Understanding PPM Best Practices

If you’ve been reading my series of articles on project portfolio management (PPM), then you know by now that PPM is the preferred industry technique being used by more and more companies to systematically evaluate and choose technology investments that provide desired business benefits.

While there is no single right way to do IT project portfolio management, there are best practices that all PPM specialists agree on.

The first such best practice is to establish the portfolio. The three essential steps required in building and organizing your first project portfolio are:

  • Build — Construct a basic inventory.
  • Evaluate — Eliminate low-value and duplicate projects.
  • Categorize — Divide your projects into one of three categories.
  • Step 1: Build

    PPM begins with IT building a single collection of projects along with their fundamental informational facts. All projects, active and requested, should be placed into a single database.

    To make certain that a comprehensive inventory baseline is built you must ensure that IT submits all IT-specific projects as well, such as network upgrades, PC refresh programs, server consolidation efforts, etc. (These types of IT-specific projects should be the result of proactively managing the existing IT assets — the other large component of the overall IT portfolio.)

    The critical descriptive elements for a project include name, organization, sponsor, scope, duration, estimated costs, estimated time frames and assigned IT resources.

    If the project is currently active, include a summary of the project’s health, such as actual costs v. estimated costs and estimated completion date.

    Keep in mind that a company’s first attempt at collecting all the data will be a chore, so keeping the collection exercise and the initial database structure simple is critical. A popular format is to amass the projects in a spreadsheet.

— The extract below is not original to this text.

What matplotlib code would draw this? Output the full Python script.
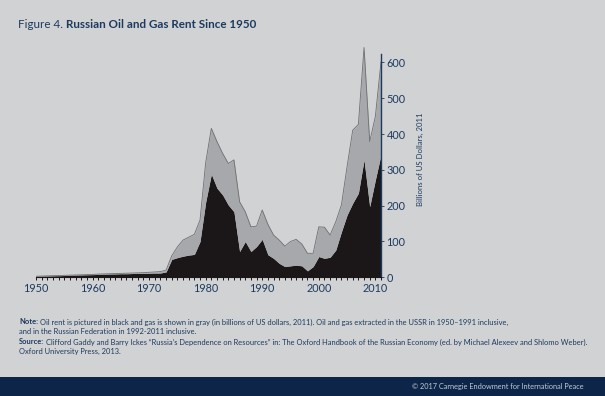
import numpy as np
import matplotlib.pyplot as plt
from matplotlib.ticker import MultipleLocator

plt.rcParams['font.family'] = ['Lato', 'DejaVu Sans']

# Datos (miles de millones de USD de 2011)
anios = list(range(1950, 2012))
total = [3, 3.5, 4, 4.5, 5, 5.5, 6, 6.5, 7, 7.5,
         8, 9, 9.5, 10, 10.5, 11, 11.5, 12, 12.5, 13,
         14, 15, 16, 20, 60, 85, 104, 112, 120, 160,
         320, 416, 379, 346, 318, 328, 211, 183, 141, 143,
         188, 148, 118, 104, 87, 100, 106, 93, 67, 67,
         141, 140, 118, 155, 202, 309, 411, 427, 642, 379,
         449, 602]
petroleo = [2.5, 3, 3.5, 4, 4.5, 5, 5.5, 6, 6.5, 7,
            7.5, 8, 8.5, 9, 9.5, 10, 10, 10.5, 11, 11,
            11.5, 12, 12, 15, 50, 55, 59, 62, 64, 100,
            210, 288, 249, 230, 202, 183, 72, 100, 72, 86,
            106, 63, 53, 39, 30, 32, 34, 32, 18, 30,
            58, 53, 56, 76, 127, 174, 207, 235, 328, 197,
            272, 342]
ticks_y = [0, 100, 200, 300, 400, 500, 600]

FONDO = '#d1d2d4'
AZUL = '#1c3a5e'
NEGRO = '#1b1617'
GRIS = '#a7a8ab'

fig = plt.figure(figsize=(6.05, 3.96), dpi=100, facecolor=FONDO)
ax = fig.add_axes([36 / 605, 1 - 277.3 / 396, 345 / 605, 236.3 / 396])
ax.set_facecolor(FONDO)

ax.fill_between(anios, 0, petroleo, color=NEGRO, linewidth=0)
ax.fill_between(anios, petroleo, total, color=GRIS, linewidth=0)
ax.plot(anios, total, color='#6e6f71', linewidth=0.6)

ax.set_xlim(1950, 2011)
ax.set_ylim(0, 660)

for lado in ['top', 'left']:
    ax.spines[lado].set_visible(False)
ax.spines['right'].set_bounds(0, 625)
ax.spines['right'].set_color(AZUL)
ax.spines['right'].set_linewidth(1.0)
ax.spines['bottom'].set_color(NEGRO)

ax.xaxis.set_major_locator(MultipleLocator(10))
ax.xaxis.set_minor_locator(MultipleLocator(1))
ax.tick_params(axis='x', which='both', direction='out', length=2.5, width=0.7,
               color=NEGRO, labelcolor=AZUL, labelsize=7.8, pad=1.5)
ax.yaxis.tick_right()
ax.set_yticks(ticks_y)
ax.tick_params(axis='y', direction='out', length=2, width=0.6, color=AZUL,
               labelcolor=AZUL, labelsize=7.8, pad=2)
ax.yaxis.set_label_position('right')
ax.set_ylabel('Billions of US Dollars, 2011', color=AZUL, fontsize=5.6, labelpad=8)

# Título con parte en negrita
renderer = fig.canvas.get_renderer()
t1 = fig.text(18 / 605, 1 - 25 / 396, 'Figure 4. ', color=AZUL, fontsize=8.4,
              va='center', ha='left')
bb = t1.get_window_extent(renderer)
fig.text(bb.x1 / fig.bbox.width, 1 - 25 / 396, 'Russian Oil and Gas Rent Since 1950',
         color=AZUL, fontsize=8.4, fontweight='bold', va='center', ha='left')

TAM_NOTA = 5.45


def linea(x, y, negrita, resto):
    pos_y = 1 - y / 396
    if negrita:
        t = fig.text(x / 605, pos_y, negrita, color=AZUL, fontsize=TAM_NOTA,
                     fontweight='bold', va='center', ha='left')
        x = t.get_window_extent(renderer).x1 + 1.5
    fig.text(x / 605, pos_y, resto, color=AZUL, fontsize=TAM_NOTA, va='center', ha='left')


linea(19, 322, 'Note:', 'Oil rent is pictured in black and gas is shown in gray (in billions of US dollars, 2011). '
      'Oil and gas extracted in the USSR in 1950–1991 inclusive,')
linea(19, 331, '', 'and in the Russian Federation in 1992-2011 inclusive.')
linea(19, 342, 'Source:', 'Clifford Gaddy and Barry Ickes “Russia’s Dependence on Resources” in: '
      'The Oxford Handbook of the Russian Economy (ed. by Michael Alexeev and Shlomo Weber).')
linea(19, 351, '', 'Oxford University Press, 2013.')

# Franja inferior
fig.patches.append(plt.Rectangle((0, 0), 1, 19 / 396, transform=fig.transFigure,
                                 facecolor='#0c2548', edgecolor='none'))
fig.text(584 / 605, 1 - 386 / 396, '© 2017 Carnegie Endowment for International Peace',
         color='#c5cad3', fontsize=5.35, va='center', ha='right')

fig.savefig('out.png', dpi=100, facecolor=FONDO)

    It is critical that the project repository not only provides a view of the current projects being developed, but also provides a view of potential projects. At a minimum, a rolling two-year road map for key IT-related business projects and infrastructure platforms should be maintained.

    The portfolio and roadmap should be updated on a regular basis, throughout the year rather than creating a last-minute portfolio for the budget forecast.

    Step 2: Evaluate

    Attempting to schedule every requested project is an indicator of a miss-managed project pipeline. Ultimately, the resulting pipeline of IT projects should be smaller than the original list of requested projects.

    Vilfredo Pareto, the Italian economist stated in his 80/20 rule, “A minority of input produces the majority of results.”

    This “Pareto Principle” applies to the project portfolio repository as well. The top 20% of the projects will return 80% of the business benefits, but determining the top 20% of the projects doesn’t need to be difficult. The repository of projects should be evaluated on project health, business value and duplicate criteria.

    The purpose of this activity is to eliminate the non-essential project efforts, identify the group of projects for resource and funding reductions, and projects that should be considered for initial funding.

    One approach to accomplishing this exercise is to ask business unit executives and their staff to review, eliminate and rank the projects being requested from their specific areas.

    Based on estimates provided by industry research firms, a company can expect between 30% and 40% of the initially listed projects to either be removed from the list or consolidated with other similar and duplicate projects.

    This exercise itself has the potential to save an organization millions of dollars that would have been inappropriately spent on low-value and no-value projects.